IL SESSO DI DSQUARED2, LA SENSUALITÀ DI JORDANLUCA E IL PUNK DI SIMON CRACKER
Ai marchi più composti si oppongono i più sfacciati: Dsquared2 reinterpreta pezzi d’archivio risalenti ai primi anni Duemila e mescola lo stile preppy di John Fitzgerald Kennedy Jr. alle nudità tipiche di Rocco Siffredi, presente in passerella per mimare la registrazione di un video porno. A questo punto è palese il riferimento al sesso e al corpo scoperto nei jockstrap in vista, nelle vite bassissime, nella lingerie a mo’ di abito e nelle gonne iper-mini. Sesso però è diverso da sensualità, e la mancanza di questa alla MFW viene colmata dal marchio emergente Jordanluca. Gli elastici dell’intimo in vista sono stati ridotti in favore di cerniere orizzontali sul ventre, tessuti audaci che lasciano intravedere le fattezze del corpo. Se si parla di ribellione rispetto ai canoni, è doveroso menzionare Simon Cracker, figlio di un’estetica punk tipica della Londra di Vivienne Westwood. Di abiti ironici, colorati non se ne vedono più nel capoluogo lombardo, per giunta rispettosi nei confronti dell’ambiente grazie a tecniche come l’upcycling e il patchwork.
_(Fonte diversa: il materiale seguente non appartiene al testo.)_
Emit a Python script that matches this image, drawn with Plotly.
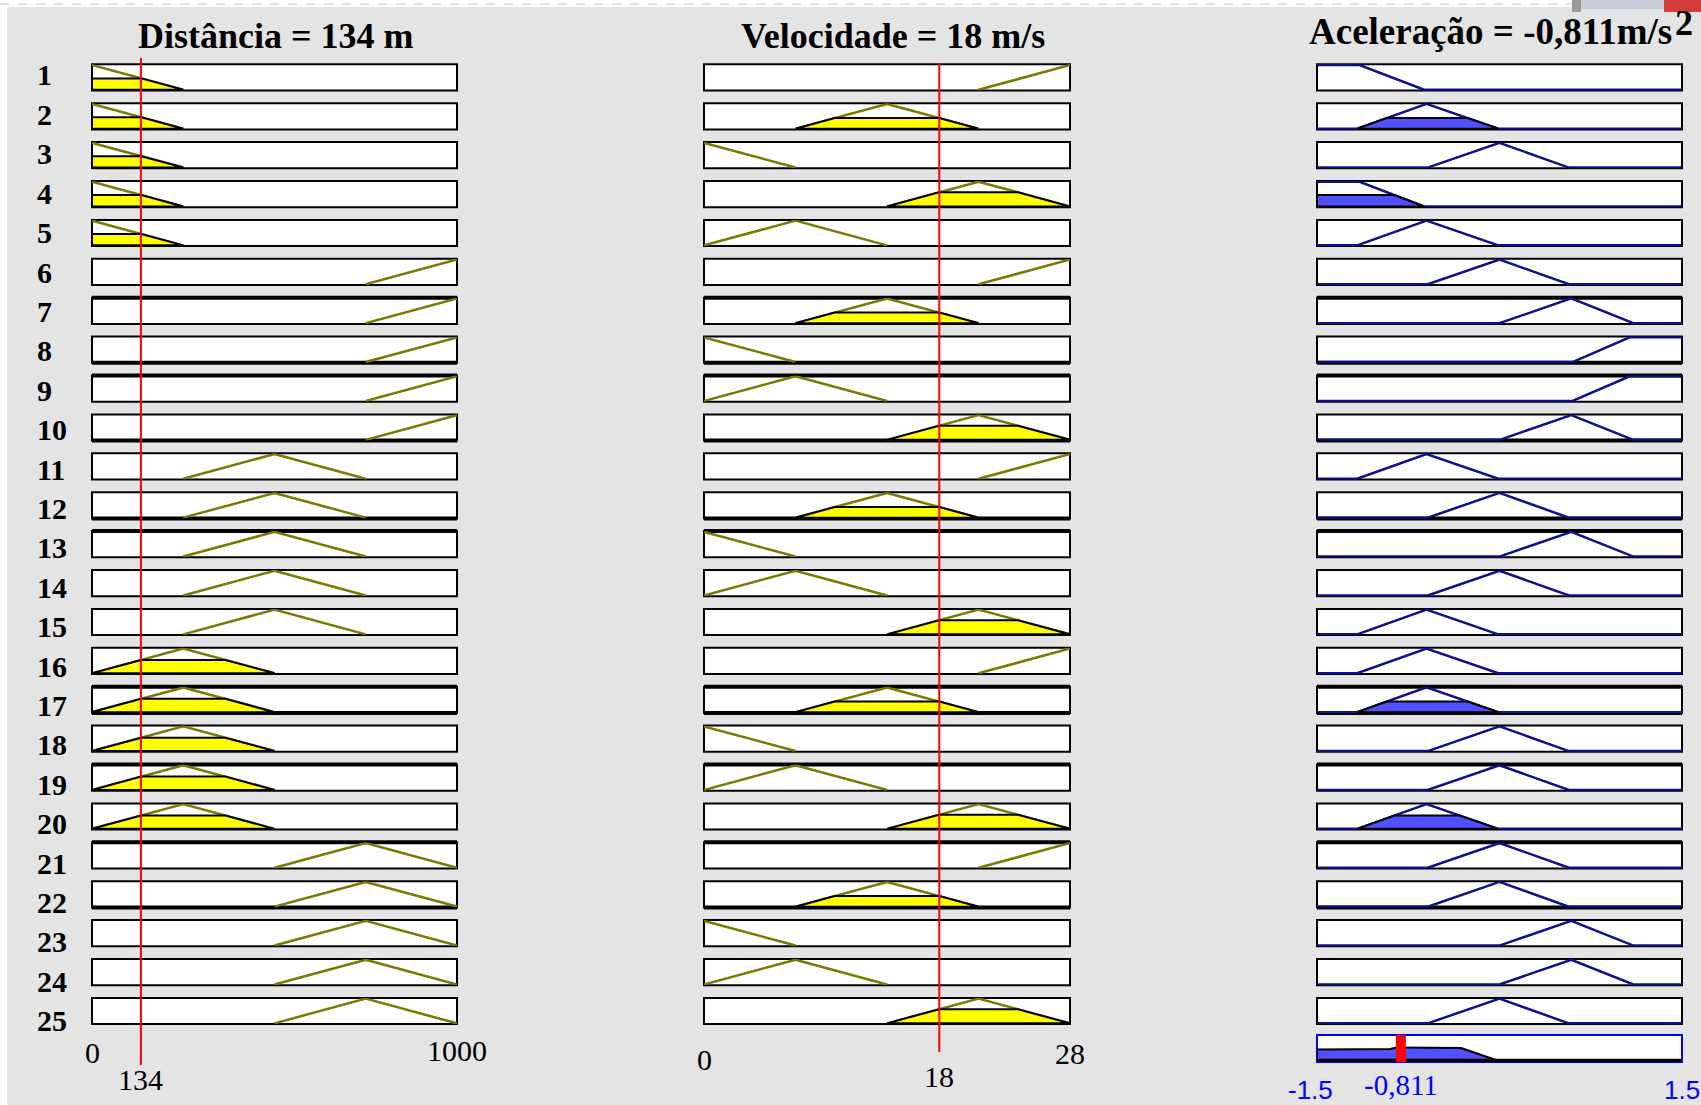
import numpy as np
import plotly.graph_objects as go

W, H = 1701, 1105

# ---------------- data ----------------
rule_numbers = list(range(1, 26))

dist_value = 134
vel_value = 18
acc_value = -0.811

dist_range = [0, 1000]
vel_range = [0, 28]
acc_range = [-1.5, 1.5]

# membership functions as trapezoids [a, b, c, d]
dist_mf_names = ["MP", "P", "M", "L", "ML"]
dist_mf_params = [[0, 0, 0, 250], [0, 250, 250, 500], [250, 500, 500, 750],
                  [500, 750, 750, 1000], [750, 1000, 1000, 1000]]
dist_mf_level = [0.46, 0.54, 0.0, 0.0, 0.0]          # membership of 134 m

vel_mf_names = ["MB", "B", "M", "A", "MA"]
vel_mf_params = [[0, 0, 0, 7], [0, 7, 7, 14], [7, 14, 14, 21],
                 [14, 21, 21, 28], [21, 28, 28, 28]]
vel_mf_level = [0.0, 0.0, 0.43, 0.57, 0.0]           # membership of 18 m/s

acc_mf_names = ["FF", "F", "Z", "A", "AF"]
acc_mf_params = [[-1.5, -1.5, -1.15, -0.62], [-1.17, -0.6, -0.6, -0.01],
                 [-0.59, 0.0, 0.0, 0.57], [0.0, 0.59, 0.59, 1.1],
                 [0.6, 1.07, 1.5, 1.5]]

rule_dist = ["MP"] * 5 + ["ML"] * 5 + ["M"] * 5 + ["P"] * 5 + ["L"] * 5
rule_vel = ["MA", "M", "MB", "A", "B"] + ["MA", "M", "MB", "B", "A"] * 4
rule_acc = ["FF", "F", "Z", "FF", "F",
            "Z", "A", "AF", "AF", "A",
            "F", "Z", "A", "Z", "F",
            "F", "F", "Z", "Z", "F",
            "Z", "Z", "A", "A", "Z"]

dist_tick_labels = ["0", "1000", "134"]
vel_tick_labels = ["0", "28", "18"]
acc_tick_labels = ["-1.5", "1.5", "-0,811"]

# ---------------- helpers ----------------
def px(x):
    return x / W


def py(y):
    return 1 - y / H


def mf_line(p, lo, hi, full):
    a, b, c, d = p
    xs, ys = [], []
    if full and a > lo:
        xs.append(lo); ys.append(0)
    if a < b:
        xs.append(a); ys.append(0)
    xs.append(b); ys.append(1)
    if c > b:
        xs.append(c); ys.append(1)
    if c < d:
        xs.append(d); ys.append(0)
    if full and d < hi:
        xs.append(hi); ys.append(0)
    return xs, ys


def clipped(p, h):
    a, b, c, d = p
    return [a, a + h * (b - a), d - h * (d - c), d, a], [0, h, h, 0, 0]


def mu(p, x):
    a, b, c, d = p
    y = np.ones_like(x)
    if b > a:
        y = np.minimum(y, (x - a) / (b - a))
    if d > c:
        y = np.minimum(y, (d - x) / (d - c))
    y = np.clip(y, 0, 1)
    y[(x < a) | (x > d)] = 0
    return y


OLIVE = "#7a7a00"
NAVY = "#10108f"
YELLOW = "#ffff00"
BLUEFILL = "#5050ff"
BG = "#e4e4e4"

col_px = [(92, 457), (704, 1070), (1317, 1682)]
row_top0, row_pitch, row_h = 64.3, 38.9, 26.2
agg_top, agg_bot = 1035, 1062

fig = go.Figure()
layout = dict(width=W, height=H, margin=dict(l=0, r=0, t=0, b=0),
              paper_bgcolor=BG, plot_bgcolor="rgba(0,0,0,0)",
              showlegend=False)

ranges = [dist_range, vel_range, acc_range]
xnames = ["x", "x2", "x3"]
for i, (l, r) in enumerate(col_px):
    key = "xaxis" if i == 0 else f"xaxis{i + 1}"
    layout[key] = dict(domain=[px(l), px(r)], range=ranges[i], visible=False,
                       anchor="y", fixedrange=True)

for k in range(26):
    key = "yaxis" if k == 0 else f"yaxis{k + 1}"
    if k < 25:
        top = row_top0 + k * row_pitch
        bot = top + row_h
    else:
        top, bot = agg_top, agg_bot
    layout[key] = dict(domain=[py(bot), py(top)], range=[-0.03, 1.03],
                       visible=False, anchor="x", fixedrange=True)

shapes = []
annotations = []

# screenshot edges
shapes.append(dict(type="rect", xref="paper", yref="paper", x0=0, x1=px(1572),
                   y0=py(7), y1=1, fillcolor="white", line=dict(width=0), layer="below"))
shapes.append(dict(type="rect", xref="paper", yref="paper", x0=0, x1=px(7),
                   y0=0, y1=1, fillcolor="white", line=dict(width=0), layer="below"))
shapes.append(dict(type="line", xref="paper", yref="paper", x0=0, x1=px(1572),
                   y0=py(4), y1=py(4), line=dict(color="#b8c4e0", width=1, dash="dash"),
                   layer="below"))
shapes.append(dict(type="rect", xref="paper", yref="paper", x0=px(1572), x1=px(1581),
                   y0=py(12), y1=1, fillcolor="#9a9a9a", line=dict(width=0), layer="below"))
shapes.append(dict(type="rect", xref="paper", yref="paper", x0=px(1581), x1=px(1664),
                   y0=py(9), y1=1, fillcolor="#c9ccd6", line=dict(width=0), layer="below"))
shapes.append(dict(type="rect", xref="paper", yref="paper", x0=px(1664), x1=1,
                   y0=py(12), y1=1, fillcolor="#d43c3c", line=dict(width=0), layer="below"))

thick_top = [7, 9, 13, 17, 19, 21]
thick_bottom = [8, 10, 12, 17, 22]

# boxes
for k in range(26):
    ya = "y" if k == 0 else f"y{k + 1}"
    cols = range(3) if k < 25 else [2]
    for c in cols:
        xa = xnames[c]
        shapes.append(dict(type="rect", xref=f"{xa} domain", yref=f"{ya} domain",
                           x0=0, x1=1, y0=0, y1=1, fillcolor="white",
                           line=dict(color="#0000ff" if k == 25 else "black", width=2),
                           layer="below"))
        if k < 25 and (k + 1) in thick_top:
            shapes.append(dict(type="line", xref=f"{xa} domain", yref=f"{ya} domain",
                               x0=0, x1=1, y0=1, y1=1, line=dict(color="black", width=4),
                               layer="below"))
        if k < 25 and (k + 1) in thick_bottom:
            shapes.append(dict(type="line", xref=f"{xa} domain", yref=f"{ya} domain",
                               x0=0, x1=1, y0=0, y1=0, line=dict(color="black", width=4),
                               layer="below"))

strengths = []
for r in range(25):
    ya = "y" if r == 0 else f"y{r + 1}"
    di = dist_mf_names.index(rule_dist[r])
    vi = vel_mf_names.index(rule_vel[r])
    ai = acc_mf_names.index(rule_acc[r])
    # distance
    xs, ys = mf_line(dist_mf_params[di], *dist_range, False)
    fig.add_trace(go.Scatter(x=xs, y=ys, xaxis="x", yaxis=ya, mode="lines",
                             line=dict(color=OLIVE, width=2.5), hoverinfo="skip"))
    if dist_mf_level[di] > 0:
        cx, cy = clipped(dist_mf_params[di], dist_mf_level[di])
        fig.add_trace(go.Scatter(x=cx, y=cy, xaxis="x", yaxis=ya, mode="lines",
                                 fill="toself", fillcolor=YELLOW,
                                 line=dict(color="black", width=2), hoverinfo="skip"))
    # velocity
    xs, ys = mf_line(vel_mf_params[vi], *vel_range, False)
    fig.add_trace(go.Scatter(x=xs, y=ys, xaxis="x2", yaxis=ya, mode="lines",
                             line=dict(color=OLIVE, width=2.5), hoverinfo="skip"))
    if vel_mf_level[vi] > 0:
        cx, cy = clipped(vel_mf_params[vi], vel_mf_level[vi])
        fig.add_trace(go.Scatter(x=cx, y=cy, xaxis="x2", yaxis=ya, mode="lines",
                                 fill="toself", fillcolor=YELLOW,
                                 line=dict(color="black", width=2), hoverinfo="skip"))
    # output
    s = min(dist_mf_level[di], vel_mf_level[vi])
    strengths.append(s)
    xs, ys = mf_line(acc_mf_params[ai], *acc_range, True)
    fig.add_trace(go.Scatter(x=xs, y=ys, xaxis="x3", yaxis=ya, mode="lines",
                             line=dict(color=NAVY, width=2.5), hoverinfo="skip"))
    if s > 0:
        cx, cy = clipped(acc_mf_params[ai], s)
        fig.add_trace(go.Scatter(x=cx, y=cy, xaxis="x3", yaxis=ya, mode="lines",
                                 fill="toself", fillcolor=BLUEFILL,
                                 line=dict(color="black", width=2), hoverinfo="skip"))

# aggregated output
xg = np.linspace(acc_range[0], acc_range[1], 601)
agg = np.zeros_like(xg)
for r in range(25):
    if strengths[r] > 0:
        ai = acc_mf_names.index(rule_acc[r])
        agg = np.maximum(agg, np.minimum(mu(acc_mf_params[ai], xg), strengths[r]))
fig.add_trace(go.Scatter(x=[acc_range[0]] + list(xg) + [acc_range[1]],
                         y=[0] + list(agg) + [0], xaxis="x3", yaxis="y26",
                         mode="lines", fill="toself", fillcolor=BLUEFILL,
                         line=dict(color="black", width=2), hoverinfo="skip"))
fig.add_trace(go.Scatter(x=acc_range, y=[0, 0], xaxis="x3", yaxis="y26", mode="lines",
                         line=dict(color="black", width=5), hoverinfo="skip"))

# red input / output markers
shapes.append(dict(type="line", xref="x", yref="paper", x0=dist_value, x1=dist_value,
                   y0=py(1065), y1=py(58), line=dict(color="#ff0000", width=2)))
shapes.append(dict(type="line", xref="x2", yref="paper", x0=vel_value, x1=vel_value,
                   y0=py(1052), y1=py(63), line=dict(color="#ff0000", width=2)))
shapes.append(dict(type="line", xref="x3", yref="y26 domain", x0=acc_value, x1=acc_value,
                   y0=0, y1=1, line=dict(color="#ff0000", width=10)))

# row labels
for i, n in enumerate(rule_numbers):
    annotations.append(dict(text=f"<b>{n}</b>", xref="paper", yref="paper",
                            x=px(35), y=py(75 + i * 39.4), xanchor="left",
                            yanchor="middle", showarrow=False,
                            font=dict(family="Liberation Serif", size=30, color="black")))

# titles
TF = dict(family="Liberation Serif", size=36, color="black")
annotations.append(dict(text="<b>Distância = 134 m</b>", xref="paper", yref="paper",
                        x=px(275.5), y=py(36.5), xanchor="center", yanchor="middle",
                        showarrow=False, font=TF))
annotations.append(dict(text="<b>Velocidade = 18 m/s</b>", xref="paper", yref="paper",
                        x=px(893), y=py(36.5), xanchor="center", yanchor="middle",
                        showarrow=False, font=TF))
annotations.append(dict(text="<b>Aceleração = -0,811m/s</b>", xref="paper", yref="paper",
                        x=px(1307), y=py(31.5), xanchor="left", yanchor="middle",
                        showarrow=False, font=dict(family="Liberation Serif", size=37,
                                                   color="black")))
annotations.append(dict(text="<b>2</b>", xref="paper", yref="paper",
                        x=px(1673), y=py(23), xanchor="left", yanchor="middle",
                        showarrow=False, font=TF))

# bottom tick labels
LF = dict(family="Liberation Serif", size=30, color="black")
tick_specs = [
    ("x", 0, dist_tick_labels[0], 1052),
    ("x", 1000, dist_tick_labels[1], 1050),
    ("x", dist_value, dist_tick_labels[2], 1079),
    ("x2", 0, vel_tick_labels[0], 1059),
    ("x2", 28, vel_tick_labels[1], 1053),
    ("x2", vel_value, vel_tick_labels[2], 1076),
]
for xa, xv, txt, yy in tick_specs:
    annotations.append(dict(text=txt, xref=xa, yref="paper", x=xv, y=py(yy),
                            xanchor="center", yanchor="middle", showarrow=False, font=LF))

SF = dict(family="Liberation Sans", size=26, color="#0000ff")
annotations.append(dict(text=acc_tick_labels[0], xref="x3", yref="paper", x=-1.5,
                        xshift=-7, y=py(1090), xanchor="center", yanchor="middle",
                        showarrow=False, font=SF))
annotations.append(dict(text=acc_tick_labels[1], xref="x3", yref="paper", x=1.5,
                        y=py(1090), xanchor="center", yanchor="middle",
                        showarrow=False, font=SF))
annotations.append(dict(text=acc_tick_labels[2], xref="x3", yref="paper", x=acc_value,
                        y=py(1085), xanchor="center", yanchor="middle", showarrow=False,
                        font=dict(family="Liberation Serif", size=29, color="#0000ff")))

layout["shapes"] = shapes
layout["annotations"] = annotations
fig.update_layout(**layout)
fig.write_html("out.html")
LA PERSONALITÀ DI CHARLES JEFFREY LOVERBOY, JW ANDERSON ED ETRO
Ma di giochi e di colori si parla anche da Charles Jeffrey Loverboy, dove le trame floreali possono incontrare quelle a quadri e gli abiti vengono arricchiti da morbide armature. Il punto di riferimento sembra essere l’estetica tipica dei videogiochi, con bizzarrie e aspetti inspiegabili annessi. Milano non è abituata a fare moda per puro divertimento, ma pian piano lo comprenderà. Come sta facendo con Jw Anderson, abile nel camuffare le astrazioni proprie di un artista surrealista attraverso tinte unite, righe o pois. In questo caso la struttura dell’abito rimane centrale, seppur a volte trasformata in qualcosa di impensabile ed informe. Rendendo l’inspiegabile il proprio tratto distintivo. Allo stesso modo la personalità del creativo, perché di questo si parla, è tangibile nella collezione del nuovo Etro di Marco de Vincenzo, dove lo stilista sta cercando di comprendere dove indirizzare un marchio dal passato importante. E il metodo migliore è metterci del proprio, con la speranza di raggiungere un equilibrio durante le prossime stagioni. In questa, fortunatamente, una soluzione comune è stata trovata grazie a trame vistose, tipiche di Etro, e design chiari.
L’UOMO CHE VERRÀ NELLA MODA DEL FUTURO
Alla fine della giostra, l’uomo che verrà nella Primavera/Estate 2024 – in termini di vestiti – non sarà solo uno, semmai molteplici. La narrazione unilaterale della figura maschile è stata oltrepassata, e non c’è da meravigliarsi se le tendenze totalizzanti, come accadeva dieci anni fa, non esistano più. Ora convivono uomini coraggiosi, altri seri ed altri ancora che ironizzano su loro stessi. Poi uomini realistici oppure sognatori. Ognuno di loro può ritrovarsi nel vestiario, che diventa il primo mezzo per comunicare senza l’ausilio delle parole. E forse è proprio questa l’inclusione nel settore moda.